Many have achieved this is areas where stratigraphy, pressure regimes, well design hazards / risks and uncertainties permit. e.g.

SE Asia 17 1/2" section up to (4,000ft) surface wellbore sections during 1990's via Unocal's SX explorations wells. No conductors used Surface BOP's. I may have some data to see bit used. 

Irish Atlantic 17 1/2" slender well design 1290m (Statoil).
Conductor however drilled and cemented. No bit data provided.

Offshore HPHT wells 26" casings are pushed 1000m +
(smaller 17 1/2" slender wellbores designs offer several benefits if this can be achieved without compromising getting to well's total depth and no of strings then needed.) Roller cone bits typically exclusively used.

Offshore India in >2000 - 3000m water depth surface string (26in drilled 20in casing ) is pushed deeper (>1000m) to get formation strength needed to run the SSBOP and drill the next section. Typically 1-1-5 has never been an issue

However drilling into cretaceous (late, early?) and to assure one bit run?  Getting Bit selection and BHA design I can conclude is central and critical to getting it right first time stratgey. 

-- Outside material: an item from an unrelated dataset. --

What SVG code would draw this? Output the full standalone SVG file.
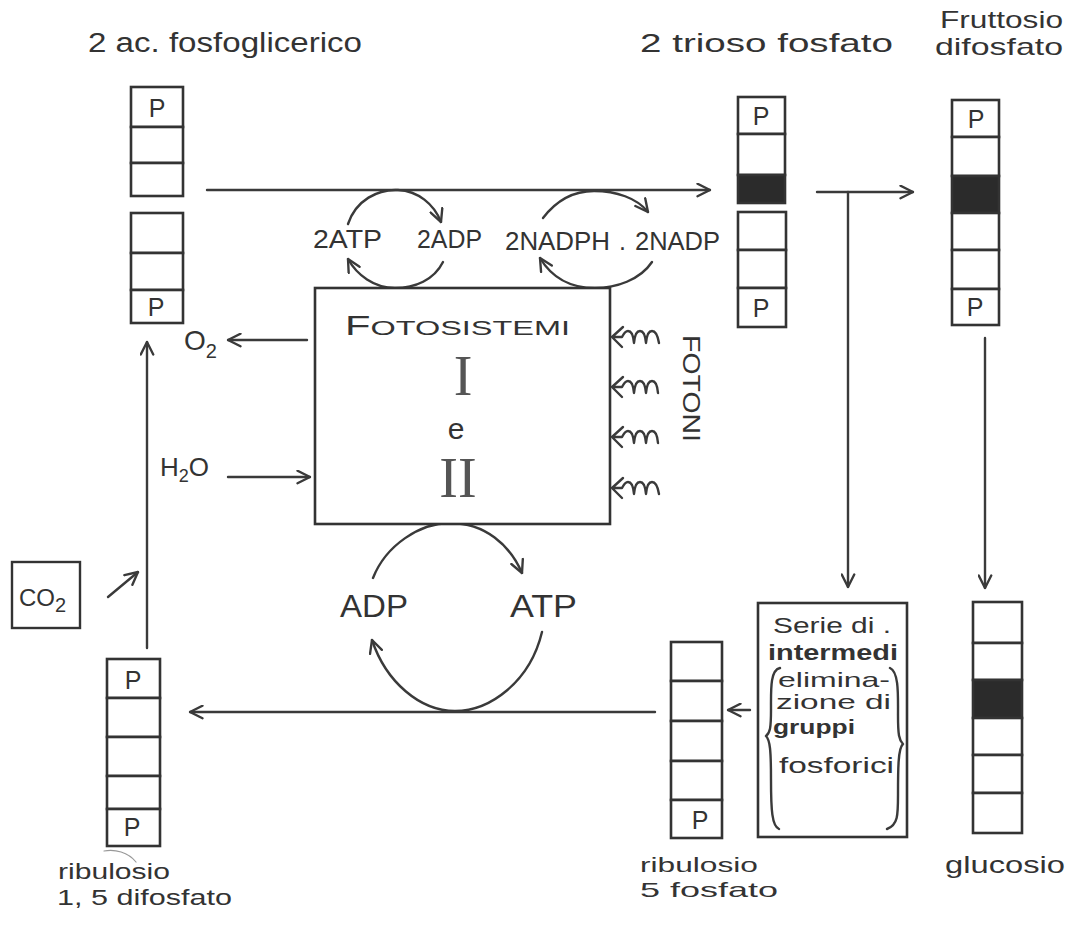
<svg xmlns="http://www.w3.org/2000/svg" width="1081" height="936" viewBox="0 0 1081 936">
<defs>
<style>
.bg{fill:#ffffff}
.cell{fill:#ffffff;stroke:#333;stroke-width:2.6}
.dark{fill:#2b2b2b;stroke:#333;stroke-width:2.6}
.ln{fill:none;stroke:#3a3a3a;stroke-width:2.4;stroke-linecap:round;stroke-linejoin:round}
.thin{fill:none;stroke:#999;stroke-width:1.2;stroke-linecap:round}
.t{font-family:"Liberation Sans","DejaVu Sans",sans-serif;fill:#333}
.p{font-family:"Liberation Sans","DejaVu Sans",sans-serif;fill:#333;font-size:25px;text-anchor:middle}
.s{font-family:"Liberation Serif","DejaVu Serif",serif;fill:#555;text-anchor:middle}
</style>
<marker id="ah" viewBox="0 0 12 12" refX="11" refY="6" markerWidth="15" markerHeight="15" orient="auto" markerUnits="userSpaceOnUse">
<path d="M1,1 L11,6 L1,11" fill="none" stroke="#3a3a3a" stroke-width="1.9" stroke-linecap="round" stroke-linejoin="round"/>
</marker>
</defs>
<rect class="bg" x="0" y="0" width="1081" height="936"/>

<g id="connectors">
<path class="ln" d="M207,190 L710,190" marker-end="url(#ah)"/>
<path class="ln" d="M348,224 C356,200 378,189 398,190 C418,191 434,204 441,222" marker-end="url(#ah)"/>
<path class="ln" d="M443,262 C434,280 415,288 395,288 C374,288 357,275 348,259" marker-end="url(#ah)"/>
<path class="ln" d="M543,218 C556,201 574,191 594,191 C616,191 637,198 648,212" marker-end="url(#ah)"/>
<path class="ln" d="M652,262 C640,280 616,288 595,288 C571,288 552,278 540,258" marker-end="url(#ah)"/>
<path class="ln" d="M817,192 L913,192" marker-end="url(#ah)"/>
<path class="ln" d="M848,192 L848,587" marker-end="url(#ah)"/>
<path class="ln" d="M985,338 L985,588" marker-end="url(#ah)"/>
<path class="ln" d="M750,710 L728,710" marker-end="url(#ah)"/>
<path class="ln" d="M655,712 L190,712" marker-end="url(#ah)"/>
<path class="ln" d="M373,578 C386,545 420,523 450,523 C485,523 510,545 522,573" marker-end="url(#ah)"/>
<path class="ln" d="M542,632 C530,682 490,711 455,711 C420,711 386,682 372,640" marker-end="url(#ah)"/>
<path class="ln" d="M147,648 L147,342" marker-end="url(#ah)"/>
<path class="ln" d="M108,597 L138,572" marker-end="url(#ah)"/>
<path class="ln" d="M307,340 L228,340" marker-end="url(#ah)"/>
<path class="ln" d="M228,477 L310,477" marker-end="url(#ah)"/>
<g id="photons">
<path class="ln" d="M623,327 L612,337 L622,347 M613,337 L622,337 Q625,331 628,331 Q633,331 634,343 Q635,331 640,331 Q645,331 646,343 Q647,331 652,331 Q657,331 659,343"/>
<path class="ln" d="M623,377 L612,387 L622,397 M613,387 L622,387 Q625,381 628,381 Q633,381 634,393 Q635,381 640,381 Q645,381 646,393 Q647,381 652,381 Q657,381 658,393"/>
<path class="ln" d="M623,427 L612,437 L622,447 M613,437 L622,437 Q625,431 628,431 Q633,431 634,443 Q635,431 640,431 Q645,431 646,443 Q647,431 652,431 Q657,431 658,443"/>
<path class="ln" d="M623,478 L612,488 L622,498 M613,488 L622,488 Q625,482 628,482 Q633,482 634,494 Q635,482 640,482 Q645,482 646,494 Q647,482 652,482 Q657,482 659,494"/>
</g>
</g>

<g id="fosfoglicerico">
<text class="t" x="88" y="52" font-size="27" textLength="274" lengthAdjust="spacingAndGlyphs">2 ac. fosfoglicerico</text>
<rect class="cell" x="131" y="87" width="52" height="40"/>
<rect class="cell" x="131" y="127" width="52" height="36"/>
<rect class="cell" x="131" y="163" width="52" height="33"/>
<text class="p" x="157" y="117">P</text>
<rect class="cell" x="131" y="213" width="52" height="40"/>
<rect class="cell" x="131" y="253" width="52" height="37"/>
<rect class="cell" x="131" y="290" width="52" height="33"/>
<text class="p" x="156" y="316">P</text>
</g>

<g id="trioso">
<text class="t" x="640" y="52" font-size="25" textLength="253" lengthAdjust="spacingAndGlyphs">2 trioso fosfato</text>
<rect class="cell" x="738" y="97" width="47" height="37"/>
<rect class="cell" x="738" y="134" width="47" height="41"/>
<rect class="dark" x="738" y="175" width="47" height="28"/>
<text class="p" x="761" y="125">P</text>
<rect class="cell" x="738" y="212" width="48" height="38"/>
<rect class="cell" x="738" y="250" width="48" height="38"/>
<rect class="cell" x="738" y="288" width="48" height="39"/>
<text class="p" x="761" y="317">P</text>
</g>

<g id="fruttosio">
<text class="t" x="940" y="28" font-size="24" textLength="123" lengthAdjust="spacingAndGlyphs">Fruttosio</text>
<text class="t" x="935" y="55" font-size="24" textLength="128" lengthAdjust="spacingAndGlyphs">difosfato</text>
<rect class="cell" x="952" y="100" width="47" height="37"/>
<rect class="cell" x="952" y="137" width="47" height="39"/>
<rect class="dark" x="952" y="176" width="47" height="37"/>
<rect class="cell" x="952" y="213" width="47" height="37"/>
<rect class="cell" x="952" y="250" width="47" height="39"/>
<rect class="cell" x="952" y="289" width="47" height="36"/>
<text class="p" x="976" y="128">P</text>
<text class="p" x="975" y="316">P</text>
</g>

<g id="atp-adp-top">
<text class="t" x="313" y="248" font-size="25" textLength="69" lengthAdjust="spacingAndGlyphs">2ATP</text>
<text class="t" x="417" y="248" font-size="25" textLength="65" lengthAdjust="spacingAndGlyphs">2ADP</text>
</g>
<g id="nadph">
<text class="t" x="505" y="250" font-size="25" textLength="105" lengthAdjust="spacingAndGlyphs">2NADPH</text>
<text class="t" x="619" y="250" font-size="25">.</text>
<text class="t" x="635" y="250" font-size="25" textLength="85" lengthAdjust="spacingAndGlyphs">2NADP</text>
</g>

<g id="fotosistemi">
<rect x="315" y="288" width="295" height="236" fill="#fff" stroke="#333" stroke-width="2.6"/>
<text class="t" x="345" y="335" font-size="27" textLength="225" lengthAdjust="spacingAndGlyphs">F<tspan font-size="21">OTOSISTEMI</tspan></text>
<text class="s" x="463" y="395" font-size="56">I</text>
<text class="t" x="456" y="439" font-size="30" text-anchor="middle" fill="#444">e</text>
<text class="s" x="458" y="497" font-size="56">II</text>
</g>

<g id="fotoni">
<text class="t" font-size="24" transform="translate(683,335) rotate(90)" textLength="107" lengthAdjust="spacingAndGlyphs" fill="#444">FOTONI</text>
</g>

<g id="o2">
<text class="t" x="184" y="350" font-size="28">O<tspan font-size="20" dy="8">2</tspan></text>
</g>
<g id="h2o">
<text class="t" x="160" y="476" font-size="26">H<tspan font-size="18" dy="6">2</tspan><tspan dy="-6">O</tspan></text>
</g>

<g id="co2">
<rect x="12" y="562" width="68" height="66" fill="#fff" stroke="#333" stroke-width="2.4"/>
<text class="t" x="19" y="606" font-size="24">CO<tspan font-size="20" dy="6">2</tspan></text>
</g>

<g id="adp-atp-bottom">
<text class="t" x="340" y="617" font-size="32" textLength="68" lengthAdjust="spacingAndGlyphs" fill="#444">ADP</text>
<text class="t" x="510" y="617" font-size="32" textLength="67" lengthAdjust="spacingAndGlyphs" fill="#444">ATP</text>
</g>

<g id="ribulosio-15">
<rect class="cell" x="107" y="659" width="53" height="39"/>
<rect class="cell" x="107" y="698" width="53" height="39"/>
<rect class="cell" x="107" y="737" width="53" height="39"/>
<rect class="cell" x="107" y="776" width="53" height="33"/>
<rect class="cell" x="107" y="809" width="53" height="37"/>
<text class="p" x="133" y="689">P</text>
<text class="p" x="132" y="836" font-size="20">P</text>
<path class="thin" d="M104,851 C115,849 128,852 136,862"/>
<text class="t" x="58" y="879" font-size="22" textLength="112" lengthAdjust="spacingAndGlyphs">ribulosio</text>
<text class="t" x="57" y="905" font-size="22" textLength="175" lengthAdjust="spacingAndGlyphs">1, 5 difosfato</text>
</g>

<g id="ribulosio-5">
<rect class="cell" x="671" y="642" width="51" height="39"/>
<rect class="cell" x="671" y="681" width="51" height="40"/>
<rect class="cell" x="671" y="721" width="51" height="40"/>
<rect class="cell" x="671" y="761" width="51" height="39"/>
<rect class="cell" x="671" y="800" width="51" height="38"/>
<text class="p" x="700" y="829">P</text>
<text class="t" x="640" y="872" font-size="21" textLength="118" lengthAdjust="spacingAndGlyphs">ribulosio</text>
<text class="t" x="640" y="897" font-size="21" textLength="138" lengthAdjust="spacingAndGlyphs">5 fosfato</text>
</g>

<g id="serie">
<rect x="758" y="603" width="149" height="234" fill="#fff" stroke="#333" stroke-width="2.6"/>
<text class="t" x="773" y="633" font-size="22" textLength="118" lengthAdjust="spacingAndGlyphs">Serie di .</text>
<text class="t" x="768" y="660" font-size="22" font-weight="bold" textLength="130" lengthAdjust="spacingAndGlyphs">intermedi</text>
<text class="t" x="778" y="687" font-size="21" textLength="112" lengthAdjust="spacingAndGlyphs">elimina-</text>
<text class="t" x="776" y="709" font-size="21" textLength="115" lengthAdjust="spacingAndGlyphs">zione di</text>
<text class="t" x="773" y="734" font-size="21" font-weight="bold" textLength="82" lengthAdjust="spacingAndGlyphs">gruppi</text>
<text class="t" x="779" y="773" font-size="22" textLength="115" lengthAdjust="spacingAndGlyphs">fosforici</text>
<path class="ln" d="M780,668 C770,670 771,690 771,710 C771,728 770,733 766,736 C770,740 771,750 771,780 C771,810 772,826 779,829"/>
<path class="ln" d="M890,668 C899,672 898,695 898,715 C898,735 899,740 903,744 C898,748 898,770 898,795 C898,815 898,825 887,829"/>
</g>

<g id="glucosio">
<rect class="cell" x="973" y="602" width="49" height="41"/>
<rect class="cell" x="973" y="643" width="49" height="37"/>
<rect class="dark" x="973" y="680" width="49" height="38"/>
<rect class="cell" x="973" y="718" width="49" height="37"/>
<rect class="cell" x="973" y="755" width="49" height="38"/>
<rect class="cell" x="973" y="793" width="49" height="40"/>
<text class="t" x="945" y="873" font-size="24" textLength="120" lengthAdjust="spacingAndGlyphs">glucosio</text>
</g>
</svg>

Jetting 36" conductors with 17 1/2" bits is well documented.
In regards to jetting, as long as decent nozzles are run in bit, then a PDC is feasible and my understanding this has been done. I have no personal experience of this myself. 

For the remaining section. In terms of bit/BHA systems analysis and preferred choice.  My assessment would be. It depends on exact stratigraphy to be drilled. Exact and precise  nature and constituent of this. How good is your seismic, offsets etc. Be sure to Q and QA Hazards, Risk and uncertainties.

Word of caution: PDC's are not always the most preferred solution? I have personally had these crap out and had to be pulled in tertiary sequences (on well cemented stringers etc). 

If lots of inter-beds and stringers are expected (this is the central issue to address in my view) Where getting the optimal bit / BHA is not that straight forward or as easy as it may seem. Other better optimal alternate to a PDC may be preferred.

Other risk? is running a insert bit on the wrong motor. e.g. High RPM / weight on a stringer again can wipe out an insert bit if best practices are not followed. (I'm sure many have the tee shirts for this also!)

What ever the bit? best-practices always needed to be in place to get a bit/BHA optimally to bottom in one run and assuring pristine wellbore conditions are drilled. The standard Test and measure for this to be to POH from TD to conductor on elevators only!